Kommt es darauf an, ob sich die angegriffene Website gemäß der Bestimmung des Betreibers zielgerichtet (auch) an die Internetnutzer im Gerichtsstaat richtet oder genügt es, dass die auf der Website abrufbaren Informationen objektiv einen Bezug zum Gerichtsstaat in dem Sinne aufweisen, dass eine Kollision der widerstreitenden Interessen - Interesse des Klägers an der Achtung seines Persönlichkeitsrechts und Interesse des Betreibers an der Gestaltung seiner Website und an der Berichterstattung - nach den Umständen des konkreten Falls, insbesondere aufgrund des Inhalts der beanstandeten Website, im Gerichtsstaat tat-sächlich eingetreten sein kann oder eintreten kann?

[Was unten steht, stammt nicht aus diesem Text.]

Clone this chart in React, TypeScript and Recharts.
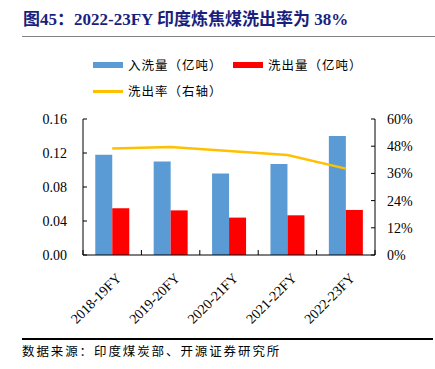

Kommt es für die Feststellung des besonderen Inlandsbezugs maßgeblich auf die Anzahl der Abrufe der beanstandeten Website vom Gerichtsstaat aus an?

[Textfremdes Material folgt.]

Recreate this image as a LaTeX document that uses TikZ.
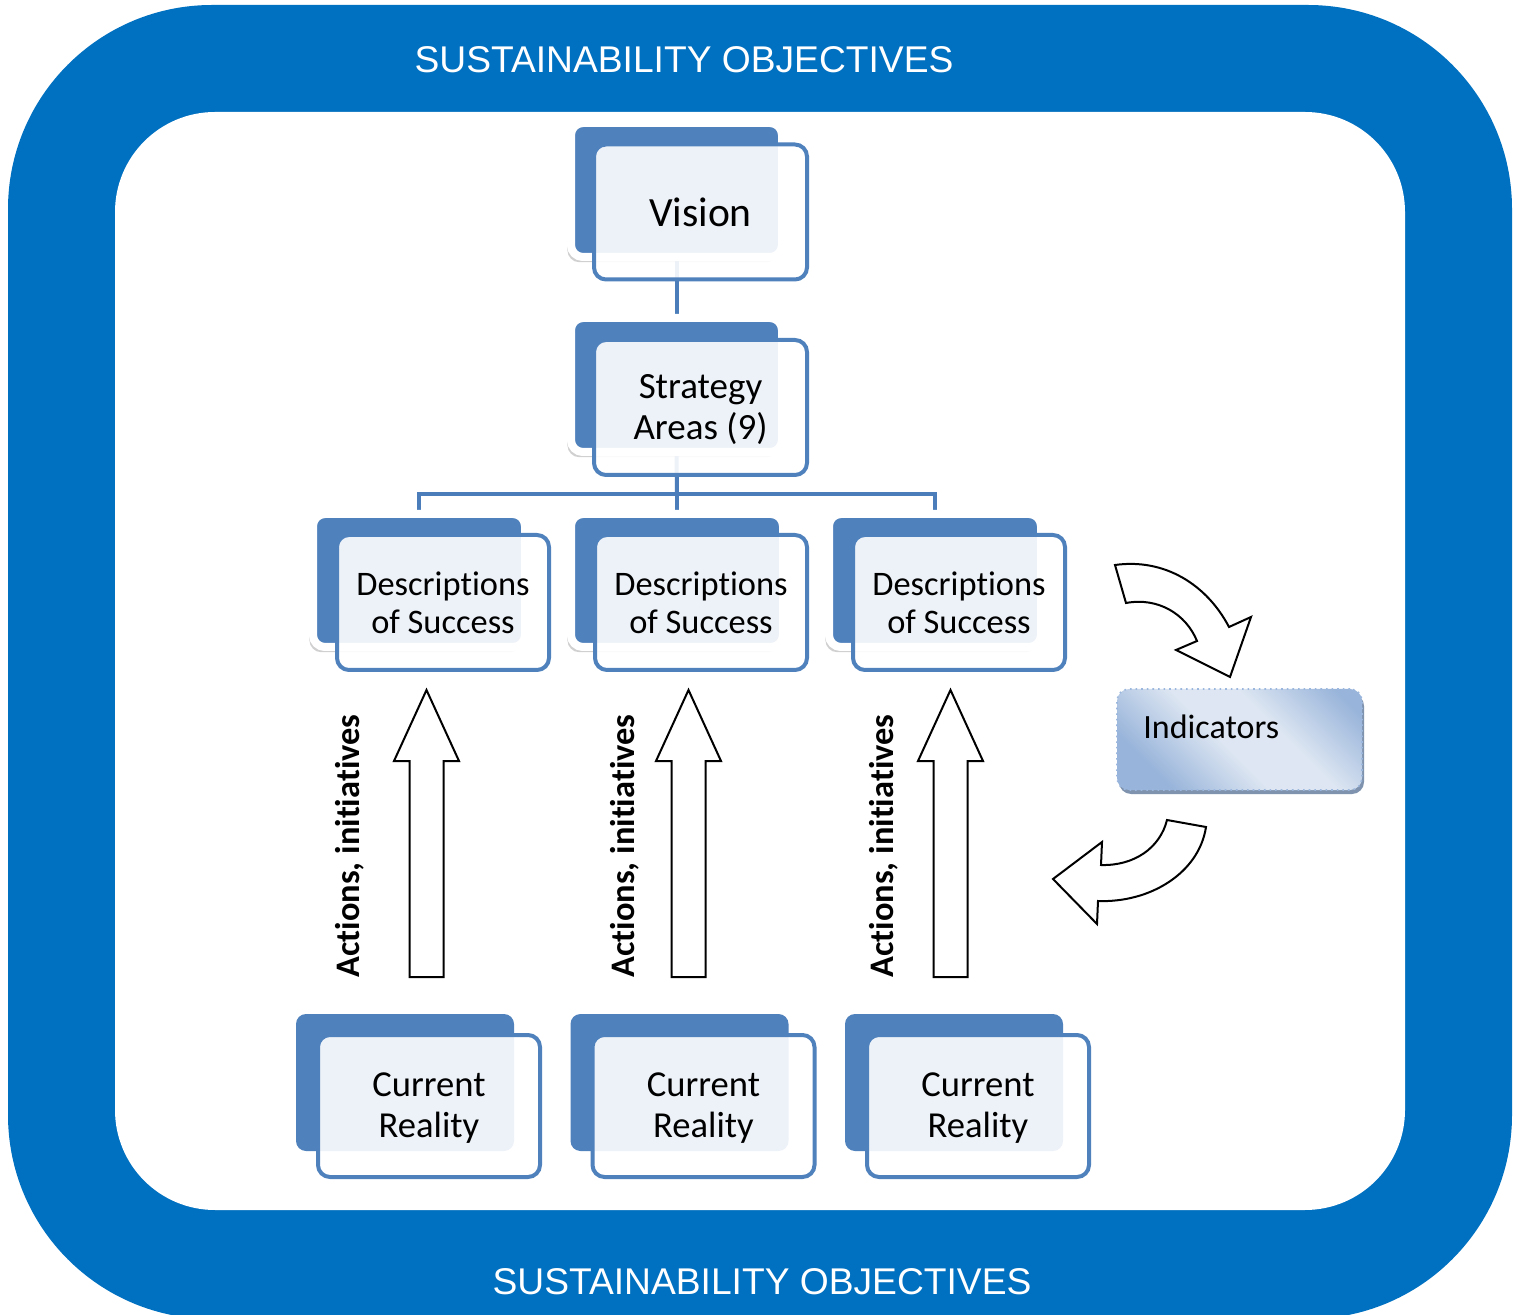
\documentclass[tikz,border=0pt]{standalone}
\usepackage{fontspec}
\setmainfont[Ligatures=NoCommon]{Carlito}
\newfontfamily\titlefont{Liberation Sans}
\usetikzlibrary{shadows}

\definecolor{frameblue}{HTML}{0070C0}
\definecolor{boxblue}{HTML}{4F81BD}
\definecolor{linkblue}{HTML}{4A7DBA}
\definecolor{indlight}{HTML}{DDE6F2}
\definecolor{inddark}{HTML}{98B4DA}
\definecolor{indedge}{HTML}{9BB7DD}
\definecolor{indshadow}{HTML}{7F93AE}

% soft light band across a blue gradient, used for the indicator box
\pgfdeclarehorizontalshading{indshade}{100bp}{%
  color(0bp)=(inddark); color(26bp)=(inddark); color(46bp)=(indlight);
  color(60bp)=(indlight); color(80bp)=(inddark); color(100bp)=(inddark)}

% text lowered a little without changing the space it takes
\newcommand{\lowered}[1]{\raisebox{-1.2pt}[\height][\depth]{\parbox{100pt}{\centering #1}}}

\begin{document}
\begin{tikzpicture}[x=0.5pt,y=-0.5pt,
  % dark back card with a white rim and a soft shadow
  backrim/.style={fill=boxblue, draw=white, line width=4pt, rounded corners=6pt,
    inner sep=0pt, minimum width=#1,
    drop shadow={shadow xshift=-1.8pt, shadow yshift=-2.6pt, opacity=0.2}},
  backplain/.style={fill=boxblue, rounded corners=5pt, inner sep=0pt},
  % light front card with a blue border
  frontcard/.style={fill=white, fill opacity=0.9, text opacity=1, draw=boxblue,
    line width=2pt, rounded corners=6pt, inner sep=0pt, align=center},
  link/.style={draw=linkblue, line width=2pt},
  blockarrow/.style={draw=black, fill=white, line width=1pt, line join=miter},
  actlabel/.style={rotate=90, font=\fontsize{17.2}{20}\selectfont\bfseries},
  titletext/.style={text=white, font=\titlefont\fontsize{18.6}{22}\selectfont},
  desctext/.style={font=\fontsize{17.2}{19}\selectfont},
  currtext/.style={font=\fontsize{18.3}{20.5}\selectfont},
]
\clip (0,0) rectangle (1521,1315);

% frame
\fill[frameblue, rounded corners=102pt] (8,5) rectangle (1512,1319);
\fill[white, rounded corners=50pt] (115,112) rectangle (1405,1210);

\node[titletext] (toptitle) at (684,60) {SUSTAINABILITY OBJECTIVES};
\node[titletext] (bottomtitle) at (762,1282) {SUSTAINABILITY OBJECTIVES};

% back cards of the hierarchy (sizes include the white rim)
\node[backrim=105.5pt, minimum height=67pt] (v-back) at (676.5,190) {};
\node[backrim=105.5pt, minimum height=67pt] (s-back) at (676.5,385) {};
\node[backrim=106pt, minimum height=66.5pt] (d1-back) at (419,580.5) {};
\node[backrim=106pt, minimum height=66.5pt] (d2-back) at (677,580.5) {};
\node[backrim=106pt, minimum height=66.5pt] (d3-back) at (935,580.5) {};

% connectors
\coordinate (bus) at (677,494);
\path[link] (v-back.south) -- (s-back.north);
\path[link] (s-back.south) -- (bus);
\path[link] (d1-back.north) |- (bus) -| (d3-back.north);
\path[link] (bus) -- (d2-back.north);

% redraw back cards above the connectors
\node[backrim=105.5pt, minimum height=67pt] at (676.5,190) {};
\node[backrim=105.5pt, minimum height=67pt] at (676.5,385) {};
\node[backrim=106pt, minimum height=66.5pt] at (419,580.5) {};
\node[backrim=106pt, minimum height=66.5pt] at (677,580.5) {};
\node[backrim=106pt, minimum height=66.5pt] at (935,580.5) {};

% front cards
\node[frontcard, minimum width=106.5pt, minimum height=67.5pt,
      font=\fontsize{20.8}{25}\selectfont] (vision) at (700.5,212) {Vision};
\node[frontcard, minimum width=106.5pt, minimum height=67.5pt,
      font=\fontsize{18.5}{20.5}\selectfont] (strategy) at (700.5,407.5)
      {\lowered{Strategy\\Areas (9)}};
\node[frontcard, desctext, minimum width=106pt, minimum height=67.5pt] (d1) at (443,602.5) {Descriptions\\of Success};
\node[frontcard, desctext, minimum width=106pt, minimum height=67.5pt] (d2) at (701,602.5) {Descriptions\\of Success};
\node[frontcard, desctext, minimum width=106pt, minimum height=67.5pt] (d3) at (959,602.5) {Descriptions\\of Success};

% current reality cards
\node[backplain, minimum width=109pt, minimum height=68.5pt] (c1-back) at (405,1082.5) {};
\node[backplain, minimum width=109pt, minimum height=68.5pt] (c2-back) at (679.5,1082.5) {};
\node[backplain, minimum width=109pt, minimum height=68.5pt] (c3-back) at (954,1082.5) {};
\node[frontcard, currtext, minimum width=111pt, minimum height=71pt] (c1) at (429,1106) {\lowered{Current\\Reality}};
\node[frontcard, currtext, minimum width=111pt, minimum height=71pt] (c2) at (703.5,1106) {\lowered{Current\\Reality}};
\node[frontcard, currtext, minimum width=111pt, minimum height=71pt] (c3) at (978,1106) {\lowered{Current\\Reality}};

% upward block arrows with their labels
\foreach \cx/\lx/\nm in {426.5/350/a1, 688.5/625/a2, 950.5/884/a3}{
  \draw[blockarrow] (\cx-17,977) -- (\cx-17,761) -- (\cx-32.5,761) -- (\cx,690)
    -- (\cx+32.5,761) -- (\cx+17,761) -- (\cx+17,977) -- cycle;
  \node[actlabel] (\nm) at (\lx,846) {Actions, initiatives};
}

% indicators box
\fill[indshadow, rounded corners=6pt] (1119,694) rectangle (1364,794);
\shade[shading=indshade, shading angle=45, rounded corners=6pt]
  (1117,689) rectangle (1362,790);
\node[draw=indedge, dotted, line width=0.8pt, rounded corners=6pt, inner sep=0pt,
      minimum width=122.5pt, minimum height=50.5pt] (ind) at (1239.5,739.5) {};
\node[anchor=west, font=\fontsize{17}{20}\selectfont, inner sep=0pt] (ind-text) at (1143,727) {Indicators};

% curved arrows into and out of the indicators
\draw[blockarrow] (1115,565) -- (1126,603)
  .. controls (1158,597) and (1186,614) .. (1197,641)
  -- (1176,650) -- (1230,677) -- (1251,617) -- (1229,627)
  .. controls (1207,585) and (1165,558) .. (1115,565) -- cycle;
\draw[blockarrow] (1167,820) -- (1206,827)
  .. controls (1199,873) and (1150,903) .. (1098,901)
  -- (1097,924) -- (1053,879) -- (1102,842) -- (1101,865)
  .. controls (1134,866) and (1160,848) .. (1167,820) -- cycle;
\end{tikzpicture}
\end{document}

3. Wenn es für die Bejahung der Zuständigkeit keines besonderen Inlandsbezugs bedarf oder wenn es für die Annahme eines solchen genügt, dass die beanstandeten Informationen objektiv einen Bezug zum Gerichtsstaat in dem Sinne aufweisen, dass eine Kollision der widerstreitenden Interessen im Gerichtsstaat nach den Umständen des konkreten Falls, insbesondere aufgrund des Inhalts der beanstandeten Website, tatsächlich eingetreten sein kann oder eintreten kann, und die Annahme eines besonderen Inlandsbezugs nicht die Feststellung einer Mindestanzahl von Abrufen der beanstandeten Website vom Gerichtsstaat aus voraussetzt:
Ist Art. 3 Abs. 1 und 2 der Richtlinie 2000/31/EG des Europäischen Parlaments und des Rates vom 8. Juni 2000 über bestimmte rechtliche Aspekte der Dienste der Informationsgesellschaft, insbesondere des elektronischen Geschäftsverkehrs, im Binnenmarkt (nachfolgend: e-commerce-Richtlinie) dahingehend auszulegen,
dass diesen Bestimmungen ein kollisionsrechtlicher Charakter in dem Sinne beizumessen ist, dass sie auch für den Bereich des Zivilrechts unter Verdrängung der nationalen Kollisionsnormen die alleinige Anwendung des im Herkunftsland geltenden Rechts anordnen,
oder
handelt es sich bei diesen Vorschriften um ein Korrektiv auf materiell-rechtlicher Ebene, durch das das sachlich-rechtliche Ergebnis des nach den nationalen Kollisionsnormen für anwendbar erklärten Rechts inhaltlich modifiziert und auf die Anforderungen des Herkunftslandes reduziert wird?
Für den Fall, dass Art. 3 Abs. 1 und 2 e-commerce-Richtlinie kollisionsrechtlichen Charakter hat:
Ordnen die genannten Bestimmungen lediglich die alleinige Anwendung des im Herkunftsland geltenden Sachrechts oder auch die Anwendung der dort geltenden Kollisionsnormen an mit der Folge, dass ein renvoi des Rechts des Herkunftslands auf das Recht des Bestimmungslands möglich bleibt?